For businesses that process data of consumers who may be minors — which includes virtually any consumer-facing digital service — the practical implication is a need to assess whether current data practices are permissible for under-16 data even where age has not been formally verified. The CPPA has made clear that age verification gaps are not a defence to processing minor data for prohibited purposes.

The opt-out confirmation requirement

From 2026, businesses must provide visible confirmation to consumers when an opt-out request has been honoured. Silent processing — receiving an opt-out signal and acting on it without notifying the consumer — no longer suffices. Businesses must display visible confirmation: a toggle state, a badge, a status message. This requirement applies equally to opt-out preference signals transmitted via browser (Global Privacy Control) as to explicit consumer requests.

GPC compliance has become a specific enforcement focus. Businesses that detect a GPC signal but do not treat it as a valid opt-out request, or that set tracking cookies before confirming the signal has been processed, are in violation of the regulations as currently interpreted by the CPPA.

What organisations need to do now

The compliance implications of the 2026 CCPA changes are operational, not just legal. The following actions should be treated as current priorities, not future projects.

Map all automated decision-making systems against the CPPA's definition of ADMT and identify which deployments require pre-use notices, opt-out mechanisms, and formal risk assessments. This exercise should include AI systems procured from third-party vendors — the obligation runs to deployers, not just developers.

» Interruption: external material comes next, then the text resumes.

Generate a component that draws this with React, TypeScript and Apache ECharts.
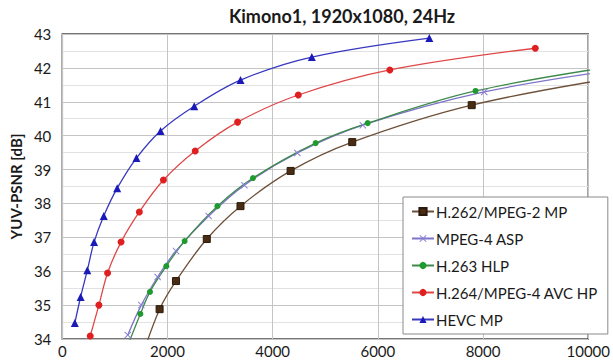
import React, { useEffect, useRef } from "react";
import * as echarts from "echarts";

const TITLE = "Kimono1, 1920x1080, 24Hz";
const Y_NAME = "YUV-PSNR [dB]";
const SERIES_NAMES = ["H.262/MPEG-2 MP", "MPEG-4 ASP", "H.263 HLP", "H.264/MPEG-4 AVC HP", "HEVC MP"];

// [bitrate kbps, PSNR dB]
const h262: number[][] = [
  [1500, 33.4], [1850, 34.88], [2161, 35.71], [2747, 36.95], [3388, 37.92],
  [4341, 38.96], [5513, 39.81], [7784, 40.9], [10800, 41.78],
];
const mpeg4asp: number[][] = [
  [1245, 34.12], [1502, 35.0], [1813, 35.83], [2161, 36.6], [2784, 37.63],
  [3462, 38.54], [4469, 39.49], [5714, 40.31], [8022, 41.29], [10800, 42.0],
];
const h263: number[][] = [
  [1180, 33.55], [1484, 34.74], [1667, 35.39], [1978, 36.15], [2326, 36.89],
  [2949, 37.92], [3626, 38.75], [4817, 39.78], [5806, 40.37], [7857, 41.32], [10800, 42.12],
];
const h264: number[][] = [
  [531, 34.09], [696, 35.0], [861, 35.95], [1117, 36.86], [1465, 37.75],
  [1923, 38.69], [2527, 39.55], [3333, 40.4], [4487, 41.2], [6227, 41.94], [8993, 42.58],
];
const hevc: number[][] = [
  [238, 34.47], [348, 35.24], [476, 36.03], [604, 36.86], [788, 37.63], [1044, 38.45],
  [1410, 39.34], [1868, 40.14], [2509, 40.87], [3388, 41.64], [4744, 42.32], [6978, 42.88],
];

const X_MIN = 0, X_MAX = 10000, X_STEP = 2000;
const Y_MIN = 34, Y_MAX = 43, Y_STEP = 1;

const FONT = "Lato, 'Open Sans', sans-serif";
const CROSS = "path://M0,1L1,0L5,4L9,0L10,1L6,5L10,9L9,10L5,6L1,10L0,9L4,5Z";

export default function App() {
  const ref = useRef<HTMLDivElement>(null);
  useEffect(() => {
    if (!ref.current) return;
    const chart = echarts.init(ref.current, undefined, { renderer: "svg" });
    const mk = (name: string, data: number[][], line: string, mark: string, symbol: string, size: number, border?: string) => ({
      name,
      type: "line",
      data,
      smooth: 0.35,
      clip: true,
      symbol,
      symbolSize: size,
      lineStyle: { color: line, width: 1.3 },
      itemStyle: { color: mark, borderColor: border || mark, borderWidth: border ? 1 : 0 },
    });
    chart.setOption({
      animation: false,
      backgroundColor: "#ffffff",
      textStyle: { fontFamily: FONT },
      title: {
        text: TITLE,
        left: 337,
        top: 2,
        textAlign: "center",
        textStyle: { fontSize: 18, fontWeight: "bold", color: "#1a1a1a", fontFamily: FONT },
      },
      grid: {
        left: 61, right: 6, top: 34, bottom: 21,
        show: true, borderColor: "#4a4a4a", borderWidth: 1.5, backgroundColor: "#ffffff",
      },
      legend: {
        orient: "vertical",
        left: 403,
        top: 197,
        width: 202,
        padding: [7, 10, 7, 8],
        itemGap: 12,
        itemWidth: 22,
        itemHeight: 9,
        backgroundColor: "#ffffff",
        borderColor: "#8a8a8a",
        borderWidth: 1,
        textStyle: { fontSize: 15, color: "#1a1a1a", fontFamily: FONT, padding: [0, 0, 0, -3] },
        data: SERIES_NAMES,
      },
      xAxis: {
        type: "value",
        min: X_MIN, max: X_MAX, interval: X_STEP,
        axisLine: { show: false },
        axisTick: { show: false },
        axisLabel: { fontSize: 15, color: "#1a1a1a", margin: 4, fontFamily: FONT, formatter: (v: number) => String(v) },
        splitLine: { show: true, lineStyle: { color: "#c4c4c4", width: 1 } },
      },
      yAxis: {
        type: "value",
        min: Y_MIN, max: Y_MAX, interval: Y_STEP,
        name: Y_NAME,
        nameLocation: "middle",
        nameGap: 36,
        nameTextStyle: { fontSize: 15, fontWeight: "bold", color: "#1a1a1a", fontFamily: FONT },
        axisLine: { show: false },
        axisTick: { show: false },
        axisLabel: { fontSize: 15, color: "#1a1a1a", margin: 11, fontFamily: FONT },
        splitLine: { show: true, lineStyle: { color: "#c4c4c4", width: 1 } },
        minorTick: { show: false, splitNumber: 2 },
        minorSplitLine: { show: true, lineStyle: { color: "#e2e2e2", width: 1 } },
      },
      series: [
        mk(SERIES_NAMES[0], h262, "#6e5039", "#4a2c14", "rect", 7, "#2a1a0a"),
        mk(SERIES_NAMES[1], mpeg4asp, "#7d74c9", "#8a7fd6", CROSS, 7),
        mk(SERIES_NAMES[2], h263, "#3e8a4c", "#1f9a2e", "circle", 6),
        mk(SERIES_NAMES[3], h264, "#e04848", "#e02020", "circle", 7),
        mk(SERIES_NAMES[4], hevc, "#3838c0", "#1a1ab8", "triangle", 8),
      ],
    });
    return () => chart.dispose();
  }, []);
  return (
    <div
      ref={ref}
      style={{ position: "fixed", left: 0, top: 0, width: 613, height: 360, background: "#fff" }}
    />
  );
}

Audit opt-out mechanisms technically. Commission a technical review of consent and opt-out controls across all channels and platforms to confirm that they function as described in the privacy policy, that they respond correctly to GPC signals, and that opt-out status is applied consistently across services.

Update data subject request workflows to extend the lookback period to January 2022 and confirm that request response processes can retrieve and compile personal information across historical data stores within the 45-day response timeline.

Review vendor contracts for ADMT-specific provisions — notification of changes to automated systems, audit rights, compliance certifications, and data processing restrictions. Existing contracts predating the 2026 amendments are unlikely to contain these provisions.

Initiate cybersecurity audit planning if the business processes personal information of one million or more consumers annually. Identify a qualified auditor, define the audit scope, and establish a cadence that allows the first audit to be completed and documented before the CPPA requests it in the context of an investigation.

The CCPA has matured from a disclosure and consent framework into a substantive accountability regime. The 2026 amendments mark the point at which California's privacy law begins to look, in its expectations and its enforcement mechanisms, more like the EU's GDPR than the lighter-touch American regulatory model. For organisations operating across both jurisdictions, the convergence is both a compliance challenge and an opportunity to build governance infrastructure that works in both directions.